People with sedentary jobs, senior citizens, and others with decreased activity can end up with smaller muscle fibers and reduced nerve supply to their muscles, giving them less strength. For most, this type of atrophy is reversible with exercise. Why muscle structure remains intact during disuse is a puzzle, and the mechanisms that regulate muscle wasting are poorly understood.
Delving into the mystery, Steven Burden, a molecular neurobiologist at New York University Medical School, and colleagues followed a clue--a protein known as Runx1. Runx1 has been found in abundance in atrophying muscle but is nearly absent in healthy muscle. Burden's team examined the effects of atrophy on two groups of inactive mice, one normal and another deprived of Runx1. Muscles shrank in both groups, but the normal mice showed few signs of permanent atrophy. The mice lacking Runx1, however, showed a striking amount of muscle wasting, the team reports 15 July in Genes and Development.
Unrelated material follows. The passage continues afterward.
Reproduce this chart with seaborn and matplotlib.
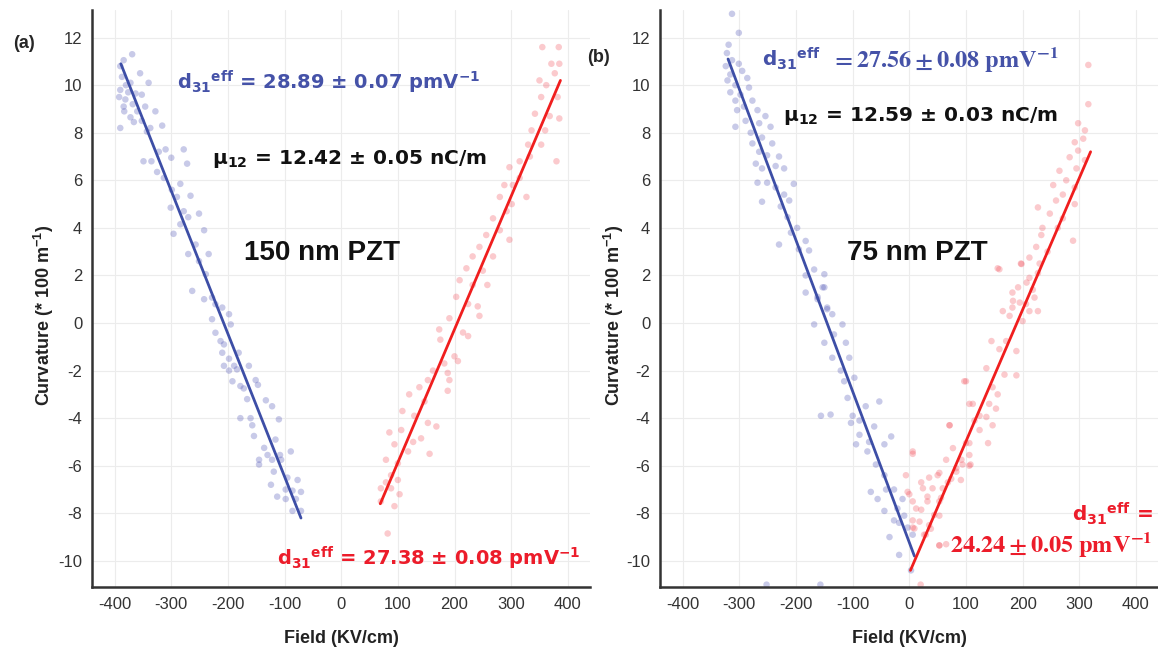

The researchers also examined healthy, active mice, with and without Runx1. Neither group showed signs of muscle wasting. "If everything else is working fine, you don't need Runx1," Burden says. "But if something else goes awry, suddenly it's needed." Exactly how Runx1 prevents muscle wasting remains unclear, but it appears to be multitasking: The researchers identified 29 genes that were affected by the protein, but some were activated and others repressed.
Burden's group has "uncovered an exciting new player," says Alfred Goldberg, a cell biologist at Harvard Medical School in Boston, Massachusetts. But he emphasizes that this study is just one part of the picture. A key question, he says, is whether Runx1 can also prevent muscle atrophy caused by diseases such as diabetes and cancer.